Pruning weights from a neural network makes it smaller and faster, but it can take a lot of computation to choose weights that can be removed without degrading the network’s performance. Researchers devised a computationally efficient way to select weights that have relatively little impact on performance.

**What’s new:** Mingjie Sun, Zhuang Liu, Anna Bair, and J. Zico Kolter at Carnegie Mellon University, Facebook AI Research, Meta AI, and Bosch Center for AI respectively devised a method for pruning by weights and activations, or Wanda.

**Key insight:** The popular approach known as magnitude pruning removes the smallest weights in a network based on the assumption that weights closest to 0 can be set to 0 with the least impact on performance. Meanwhile, unrelated work found that, in very large language models, the magnitudes of a subset of outputs from an intermediate layer may be up to 20 times larger than those of other outputs of the same layer. Removing the weights that are multiplied by these large outputs — even weights close to zero — could significantly degrade performance. Thus, a pruning technique that considers both weights and intermediate-layer outputs can accelerate a network with less impact on performance.
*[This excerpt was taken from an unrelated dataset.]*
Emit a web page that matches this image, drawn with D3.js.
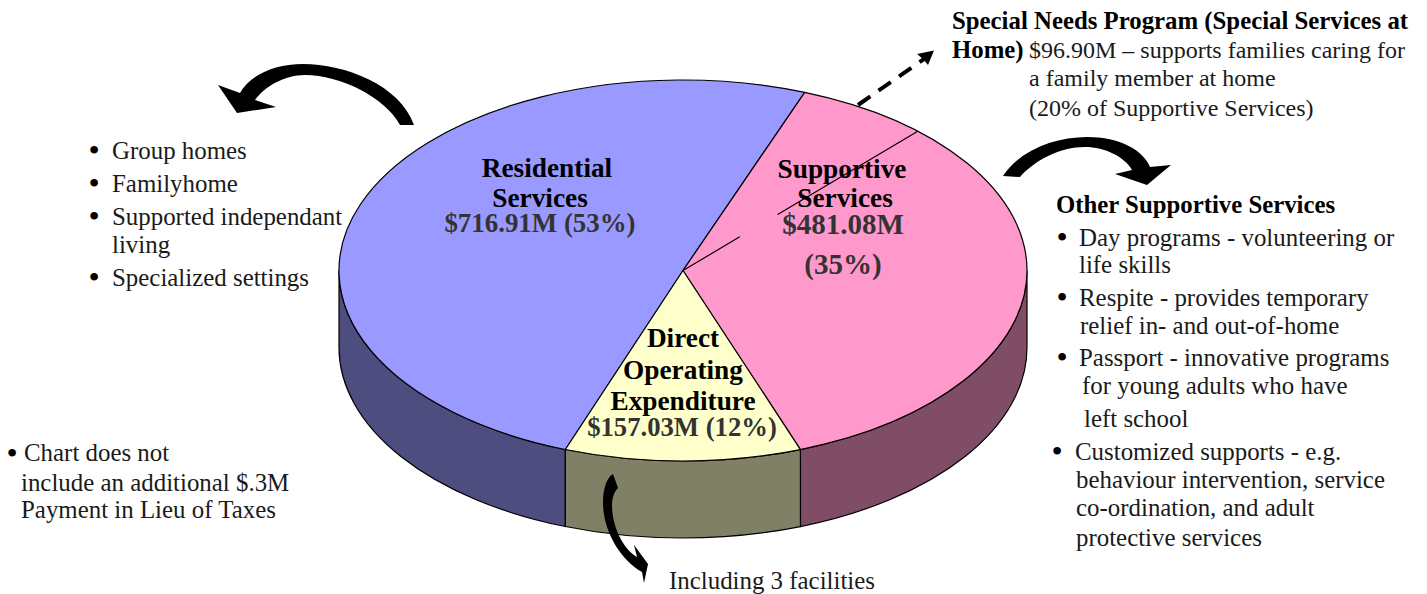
<!DOCTYPE html>
<html>
<head>
<meta charset="utf-8">
<script src="https://cdn.jsdelivr.net/npm/d3@7"></script>
<style>
  html, body { margin: 0; padding: 0; background: #fff; overflow: hidden; }
  text { font-family: "Liberation Serif", serif; fill: #1a1a1a; }
</style>
</head>
<body>
<script>
// values from the picture
var categories = ["Residential Services", "Supportive Services", "Direct Operating Expenditure"];
var amounts = ["716.91", "481.08", "157.03"];
var percents = [53, 35, 12];
// the slices are not drawn to scale in the original, so these are shares as drawn (in %)
var drawnShares = [50.2, 38.7, 11.1];
var specialNeedsDrawnShare = 6.2;
var topColors = ["#9999ff", "#ff99cc", "#ffffcc"];
var sideColors = ["#4d4d80", "#804d66", "#808066"];

var residentialList = ["Group homes", "Familyhome", "Supported independant", "living", "Specialized settings"];
var otherList = ["Day programs - volunteering or", "life skills", "Respite - provides temporary",
  "relief in- and out-of-home", "Passport - innovative programs", "for young adults who have",
  "left school", "Customized supports - e.g.", "behaviour intervention, service",
  "co-ordination, and adult", "protective services"];

var width = 1427, height = 594;
var cx = 683, cy = 270.5, rx = 344, ry = 190.5, depth = 77;
var start = 200 * Math.PI / 180;
var yScale = ry / rx;

var svg = d3.select("body").append("svg")
  .attr("width", width)
  .attr("height", height);

var pie = d3.pie().sort(null).startAngle(start).endAngle(start + 2 * Math.PI);
var slices = pie(drawnShares);
var arc = d3.arc().innerRadius(0).outerRadius(rx);

// everything in here is a circle squashed into an ellipse
var disc = svg.append("g")
  .attr("transform", "translate(" + cx + "," + cy + ") scale(1," + yScale + ")");

// d3 angles start from 12 o'clock, d3.path from 3 o'clock
function wall(a0, a1) {
  var p = d3.path();
  var d = depth / yScale;
  var s0 = a0 - Math.PI / 2, s1 = a1 - Math.PI / 2;
  p.moveTo(rx * Math.cos(s0), rx * Math.sin(s0));
  p.arc(0, 0, rx, s0, s1);
  p.lineTo(rx * Math.cos(s1), rx * Math.sin(s1) + d);
  p.arc(0, d, rx, s1, s0, true);
  p.closePath();
  return p.toString();
}

// only the front half of the rim shows
var walls = slices.map(function(s, i) {
  var a0 = s.startAngle, a1 = s.endAngle;
  if (a0 >= 2 * Math.PI) { a0 -= 2 * Math.PI; a1 -= 2 * Math.PI; }
  return { a0: Math.max(a0, Math.PI / 2), a1: Math.min(a1, 1.5 * Math.PI), i: i };
});

disc.selectAll(".wall")
  .data(walls)
  .enter()
  .append("path")
  .attr("class", "wall")
  .attr("d", function(d) { return wall(d.a0, d.a1); })
  .attr("fill", function(d) { return sideColors[d.i]; })
  .attr("stroke", "#000")
  .attr("stroke-width", 1.2)
  .attr("vector-effect", "non-scaling-stroke");

disc.selectAll(".slice")
  .data(slices)
  .enter()
  .append("path")
  .attr("class", "slice")
  .attr("d", arc)
  .attr("fill", function(d, i) { return topColors[i]; })
  .attr("stroke", "#000")
  .attr("stroke-width", 1.2)
  .attr("vector-effect", "non-scaling-stroke");

// Special Needs part of the Supportive slice, broken where the label sat on it
var subAngle = slices[1].startAngle + specialNeedsDrawnShare / 100 * 2 * Math.PI;
var subX = cx + rx * Math.sin(subAngle), subY = cy - ry * Math.cos(subAngle);
var subLen = Math.hypot(subX - cx, subY - cy);
svg.append("line")
  .attr("x1", cx).attr("y1", cy)
  .attr("x2", subX).attr("y2", subY)
  .attr("stroke", "#000")
  .attr("stroke-width", 1.2)
  .attr("stroke-dasharray", "66 44 " + subLen);

// curved arrows
var arrows = [
  "M414,125 C400,85 345,64 303,64 C275,64 250,75 240,93 L218,85 L237,113 L276,107 L255,100 C265,86 285,75 305,75 C340,75 385,97 400,125 Z",
  "M1003,176 C1020,150 1055,137 1087,137 C1120,137 1143,150 1150,167 L1171,165 L1147,185 L1115,174 L1132,170 C1125,157 1105,147 1085,147 C1060,147 1035,160 1020,177 Z",
  "M613,474 C606,478 603,490 603,503 C603,530 620,560 642,572 L644,583 L648,564 L634,545 L637,557 C622,548 612,525 612,505 C612,498 614,492 618,488 Z"
];
svg.selectAll(".arrow")
  .data(arrows)
  .enter()
  .append("path")
  .attr("class", "arrow")
  .attr("d", function(d) { return d; })
  .attr("fill", "#000");

// dashed arrow to the Special Needs note
svg.append("line")
  .attr("x1", 858).attr("y1", 105)
  .attr("x2", 924).attr("y2", 59)
  .attr("stroke", "#000")
  .attr("stroke-width", 4)
  .attr("stroke-dasharray", "15 10");
svg.append("path")
  .attr("d", "M934,50.5 L917,54 L923,59 L928,65 Z")
  .attr("fill", "#000");

function note(x, y, str, size, bold, anchor, fill) {
  var t = svg.append("text")
    .attr("x", x)
    .attr("y", y)
    .attr("font-size", size)
    .attr("font-weight", bold ? "bold" : "normal")
    .attr("text-anchor", anchor || "start")
    .text(str);
  if (fill) t.style("fill", fill);
  return t;
}

// labels on the pie
var valueFill = "#333333";
var labelSize = 27.3;
note(547, 177, "Residential", labelSize, true, "middle", "#000");
note(540, 207, "Services", labelSize, true, "middle", "#000");
note(540, 232, "$" + amounts[0] + "M (" + percents[0] + "%)", 26.9, true, "middle", valueFill);

note(842, 178, "Supportive", labelSize, true, "middle", "#000");
note(845, 207, "Services", labelSize, true, "middle", "#000");
note(843, 234, "$" + amounts[1] + "M", 29, true, "middle", valueFill);
note(843, 274, "(" + percents[1] + "%)", 29, true, "middle", valueFill);

note(683, 347, "Direct", labelSize, true, "middle", "#000");
note(683, 379, "Operating", labelSize, true, "middle", "#000");
note(683, 410, "Expenditure", labelSize, true, "middle", "#000");
note(682, 436, "$" + amounts[2] + "M (" + percents[2] + "%)", 26.7, true, "middle", valueFill);

// left list
var textSize = 24.9;
var noteSize = 24;
function bullet(x, y) { note(x, y + 4, "\u2022", 32, false, "middle", "#000"); }
var leftY = [159, 192, 225, 253, 286];
residentialList.forEach(function(s, i) {
  note(112, leftY[i], s, textSize);
  if (i != 3) bullet(94, leftY[i] - 2);
});

// Special Needs note
note(952, 28.5, "Special Needs Program (Special Services at", 24.8, true, "start", "#000");
note(952, 58, "Home)", 24.8, true, "start", "#000");
note(1029, 58, "$96.90M \u2013 supports families caring for", noteSize);
note(1029, 86, "a family member at home", noteSize);
note(1029, 116, "(20% of Supportive Services)", noteSize);

// right list
note(1056, 213, "Other Supportive Services", 24.8, true, "start", "#000");
var otherX = [1079, 1079, 1079, 1080, 1079, 1082, 1084, 1075, 1076, 1076, 1076];
var otherY = [246, 273, 306, 334, 366, 394, 427, 460, 488, 516, 546];
otherList.forEach(function(s, i) {
  note(otherX[i], otherY[i], s, textSize);
});
[0, 2, 4].forEach(function(i) { bullet(1062, otherY[i] - 2); });
bullet(1057, otherY[7] - 2);

// footnotes
bullet(12, 460);
note(24, 461, "Chart does not", textSize);
note(21, 491, "include an additional $.3M", textSize);
note(21, 518, "Payment in Lieu of Taxes", textSize);
note(669, 589, "Including 3 facilities", textSize);
</script>
</body>
</html>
**How it works:** The authors pruned a pretrained LLaMA that started with 65 billion parameters. Given 128 sequences of tokens drawn from a curated dataset of English text from the web, the model processed them as follows:

- For each intermediate layer, the authors computed the norm (the magnitude across all the input sequences for each value in the embedding).
- For each weight in the model, they computed its importance by multiplying its magnitude by the corresponding norm.
- They compared the importance of weights in a layer’s weight matrix row by row; that is, neuron by neuron. They removed 50 percent of the least important weights in each row. (By contrast, typical weight pruning removes the lowest-magnitude weights in all rows of the weight matrix; that is, across all neurons in the layer.)

**Results:** The authors tested versions of LLaMA unpruned and pruned via various methods. The models performed a language modeling task using web text. The unpruned LLaMA achieved 3.56 perplexity (a measure of the likelihood that a model will predict the next token, lower is better). Pruned by Wanda to half its original size, it achieved 4.57 perplexity. Pruned by the best competing method, SparseGPT (which both removes weights and updates the remaining ones), it achieved the same score. However, Wanda took 5.6 seconds to prune the model, while SparseGPT took 1,353.4 seconds. Pruned by magnitude pruning, the model achieved 5.9 perplexity.
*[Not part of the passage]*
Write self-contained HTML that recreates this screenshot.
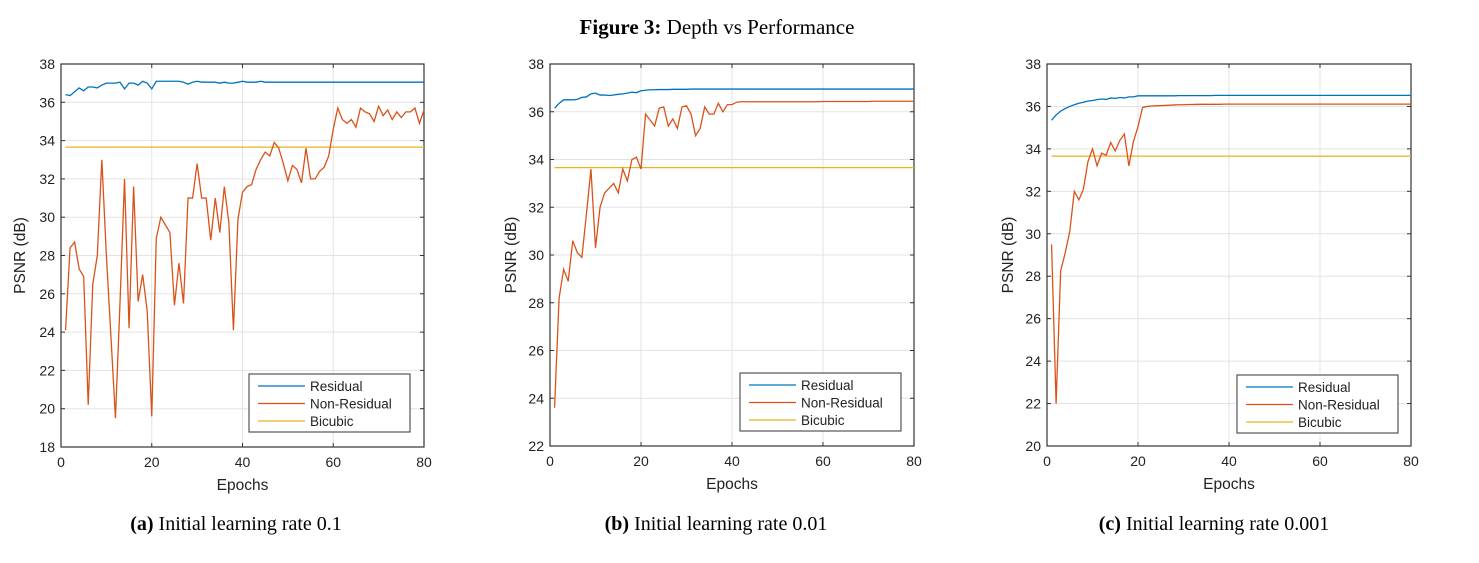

**Why it matters:** The ability to compress neural networks without affecting their output is becoming more important as models balloon and devices at the edge of the network become powerful enough to run them. Wanda compared weights from each row in the weight matrices (pruning per neuron), rather than each weight matrix (pruning per layer) or the model as a whole. The scale at which weights are compared turns out to be important — an interesting avenue for further research.

**We’re thinking:** We came up with a joke about a half-LLaMA, but it fell flat.